Ouch, yesterday was painful again. To be honest, yesterday’s Dollar lows could still be counted as just a deeper correction in EURUSD. However, the additional follow-through in USDHCF and GBPUSD merely emphasized the task required to get EURUSD (independently) lower to the 1.2443-55 target. That GBPUSD and USDCHF extended their moves is more of an annoyance factor as they are still within the normal projection ranges for this particular area of the structure. That being said, the potential for EURUSD to reach the triangle target while the other two merely correct is just not something that can be justified.

So, it required another review and I can see that we had a string of short Wave C projections in several places which were much shorter than I would normally look for.
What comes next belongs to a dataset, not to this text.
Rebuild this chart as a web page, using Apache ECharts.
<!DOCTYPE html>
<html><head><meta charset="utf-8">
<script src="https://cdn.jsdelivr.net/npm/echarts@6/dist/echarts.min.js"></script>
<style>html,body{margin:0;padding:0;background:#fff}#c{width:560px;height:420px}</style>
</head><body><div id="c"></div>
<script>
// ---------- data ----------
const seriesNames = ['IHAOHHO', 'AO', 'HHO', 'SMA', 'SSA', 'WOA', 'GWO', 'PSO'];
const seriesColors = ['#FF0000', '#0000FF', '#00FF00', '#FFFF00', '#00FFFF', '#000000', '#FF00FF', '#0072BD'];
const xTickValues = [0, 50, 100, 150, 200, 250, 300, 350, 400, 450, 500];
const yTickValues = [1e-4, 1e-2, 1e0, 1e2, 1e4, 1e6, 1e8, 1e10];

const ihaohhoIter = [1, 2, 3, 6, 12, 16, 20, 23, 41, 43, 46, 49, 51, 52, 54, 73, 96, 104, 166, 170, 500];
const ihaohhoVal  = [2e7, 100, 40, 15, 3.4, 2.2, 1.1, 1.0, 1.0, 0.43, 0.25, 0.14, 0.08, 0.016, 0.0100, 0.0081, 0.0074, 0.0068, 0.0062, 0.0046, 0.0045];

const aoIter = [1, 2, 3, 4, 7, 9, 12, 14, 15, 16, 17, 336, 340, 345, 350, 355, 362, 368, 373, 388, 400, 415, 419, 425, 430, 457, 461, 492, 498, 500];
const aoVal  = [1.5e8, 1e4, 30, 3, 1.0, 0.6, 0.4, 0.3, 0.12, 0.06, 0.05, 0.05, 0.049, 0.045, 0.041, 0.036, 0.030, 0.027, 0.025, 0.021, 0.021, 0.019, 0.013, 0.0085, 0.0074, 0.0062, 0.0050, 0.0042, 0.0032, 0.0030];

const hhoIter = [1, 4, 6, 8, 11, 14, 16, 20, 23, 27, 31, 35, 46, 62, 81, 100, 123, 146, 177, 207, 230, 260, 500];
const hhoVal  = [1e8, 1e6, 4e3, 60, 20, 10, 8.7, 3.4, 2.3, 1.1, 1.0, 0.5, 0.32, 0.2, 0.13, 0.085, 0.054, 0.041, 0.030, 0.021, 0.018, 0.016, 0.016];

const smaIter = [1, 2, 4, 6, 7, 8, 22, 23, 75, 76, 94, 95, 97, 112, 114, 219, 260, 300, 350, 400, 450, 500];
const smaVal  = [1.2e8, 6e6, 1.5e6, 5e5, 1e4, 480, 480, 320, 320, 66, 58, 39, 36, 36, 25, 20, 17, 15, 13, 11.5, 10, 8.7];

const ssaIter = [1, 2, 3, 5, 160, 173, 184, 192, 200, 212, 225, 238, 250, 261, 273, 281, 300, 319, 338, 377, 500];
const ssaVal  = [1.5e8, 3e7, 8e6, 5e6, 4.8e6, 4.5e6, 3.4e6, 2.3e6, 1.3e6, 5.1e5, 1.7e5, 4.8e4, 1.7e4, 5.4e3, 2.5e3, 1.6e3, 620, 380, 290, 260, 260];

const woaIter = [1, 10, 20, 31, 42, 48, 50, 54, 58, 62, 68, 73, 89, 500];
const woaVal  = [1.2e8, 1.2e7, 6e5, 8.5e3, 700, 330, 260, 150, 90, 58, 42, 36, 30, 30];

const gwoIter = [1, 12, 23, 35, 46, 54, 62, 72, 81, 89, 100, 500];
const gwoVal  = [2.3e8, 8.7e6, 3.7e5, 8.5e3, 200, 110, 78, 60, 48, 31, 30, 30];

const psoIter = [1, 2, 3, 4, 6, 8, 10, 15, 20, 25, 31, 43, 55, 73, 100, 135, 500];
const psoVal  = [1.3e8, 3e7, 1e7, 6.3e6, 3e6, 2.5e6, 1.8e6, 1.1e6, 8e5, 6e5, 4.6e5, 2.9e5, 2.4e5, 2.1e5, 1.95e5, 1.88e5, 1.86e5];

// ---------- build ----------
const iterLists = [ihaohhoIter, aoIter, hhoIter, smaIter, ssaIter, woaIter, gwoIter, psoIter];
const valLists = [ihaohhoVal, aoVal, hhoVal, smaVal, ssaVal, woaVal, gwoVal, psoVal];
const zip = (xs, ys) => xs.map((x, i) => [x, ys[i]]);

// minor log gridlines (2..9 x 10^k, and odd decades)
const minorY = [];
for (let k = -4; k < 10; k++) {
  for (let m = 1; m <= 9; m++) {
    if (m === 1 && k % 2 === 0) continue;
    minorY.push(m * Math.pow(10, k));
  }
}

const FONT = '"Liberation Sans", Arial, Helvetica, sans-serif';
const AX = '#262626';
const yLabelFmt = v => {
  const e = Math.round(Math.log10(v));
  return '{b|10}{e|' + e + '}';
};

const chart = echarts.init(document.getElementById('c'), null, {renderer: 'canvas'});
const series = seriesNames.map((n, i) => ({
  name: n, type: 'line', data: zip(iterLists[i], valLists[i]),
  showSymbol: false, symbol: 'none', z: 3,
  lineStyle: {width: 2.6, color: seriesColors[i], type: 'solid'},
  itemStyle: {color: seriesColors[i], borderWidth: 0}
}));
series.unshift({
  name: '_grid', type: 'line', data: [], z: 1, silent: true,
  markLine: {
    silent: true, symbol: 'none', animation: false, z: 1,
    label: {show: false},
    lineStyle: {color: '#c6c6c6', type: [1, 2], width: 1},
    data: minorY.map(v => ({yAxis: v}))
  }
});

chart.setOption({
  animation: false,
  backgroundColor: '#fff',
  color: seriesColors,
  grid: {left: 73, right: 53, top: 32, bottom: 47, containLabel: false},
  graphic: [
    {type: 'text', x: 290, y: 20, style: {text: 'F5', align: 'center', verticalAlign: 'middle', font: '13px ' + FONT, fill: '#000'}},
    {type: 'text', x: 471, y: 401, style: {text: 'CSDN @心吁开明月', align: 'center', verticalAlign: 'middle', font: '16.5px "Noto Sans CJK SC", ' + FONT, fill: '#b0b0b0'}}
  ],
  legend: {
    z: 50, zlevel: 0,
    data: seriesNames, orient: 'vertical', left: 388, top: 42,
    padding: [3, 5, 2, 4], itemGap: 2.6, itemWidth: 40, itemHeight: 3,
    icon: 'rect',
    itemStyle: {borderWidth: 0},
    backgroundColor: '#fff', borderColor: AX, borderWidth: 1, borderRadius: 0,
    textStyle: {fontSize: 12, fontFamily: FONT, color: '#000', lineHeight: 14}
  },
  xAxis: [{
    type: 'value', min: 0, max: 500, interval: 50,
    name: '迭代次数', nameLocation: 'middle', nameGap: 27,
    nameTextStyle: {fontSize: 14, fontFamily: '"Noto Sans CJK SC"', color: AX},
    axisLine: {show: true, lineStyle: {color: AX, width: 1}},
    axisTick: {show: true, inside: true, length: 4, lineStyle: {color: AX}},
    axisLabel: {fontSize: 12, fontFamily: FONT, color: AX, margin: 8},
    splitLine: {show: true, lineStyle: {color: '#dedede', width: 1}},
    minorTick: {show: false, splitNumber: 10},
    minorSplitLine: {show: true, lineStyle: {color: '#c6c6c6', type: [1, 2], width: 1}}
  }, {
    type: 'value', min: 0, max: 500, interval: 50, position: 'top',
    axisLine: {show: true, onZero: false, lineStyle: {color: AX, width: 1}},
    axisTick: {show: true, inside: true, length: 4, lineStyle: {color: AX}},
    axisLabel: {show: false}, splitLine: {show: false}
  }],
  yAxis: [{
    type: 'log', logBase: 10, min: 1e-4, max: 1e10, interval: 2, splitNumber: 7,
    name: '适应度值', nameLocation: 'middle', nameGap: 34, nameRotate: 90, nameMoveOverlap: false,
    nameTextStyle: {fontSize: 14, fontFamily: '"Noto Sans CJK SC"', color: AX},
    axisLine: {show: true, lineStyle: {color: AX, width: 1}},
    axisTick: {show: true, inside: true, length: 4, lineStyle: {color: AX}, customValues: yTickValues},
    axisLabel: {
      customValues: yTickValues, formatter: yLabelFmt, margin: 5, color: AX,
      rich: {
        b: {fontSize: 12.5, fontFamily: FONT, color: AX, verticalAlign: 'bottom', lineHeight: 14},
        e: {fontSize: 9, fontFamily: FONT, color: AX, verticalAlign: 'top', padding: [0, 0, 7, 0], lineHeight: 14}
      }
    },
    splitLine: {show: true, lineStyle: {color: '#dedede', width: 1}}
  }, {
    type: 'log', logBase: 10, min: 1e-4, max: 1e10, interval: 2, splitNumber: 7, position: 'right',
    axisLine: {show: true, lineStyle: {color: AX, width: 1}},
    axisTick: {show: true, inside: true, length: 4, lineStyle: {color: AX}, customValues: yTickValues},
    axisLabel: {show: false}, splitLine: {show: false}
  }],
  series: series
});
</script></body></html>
Taking this into account the projection and retracement ratios were pretty good.

Thus, the Dollar is in a move lower across the Europeans… But… as there always is… I don’t see it extending today – or not by much – literally 10-20 points at most though I doubt we’ll see that. Part of the reasoning for the call for a correction yesterday was down to the U.S. Indices that I felt were close to a high and in need of a pullback. Well, those minor new high targets were met yesterday and these imply a period of sideways consolidation.

Equally, the same should be true of the Dollar. So expect a correction today…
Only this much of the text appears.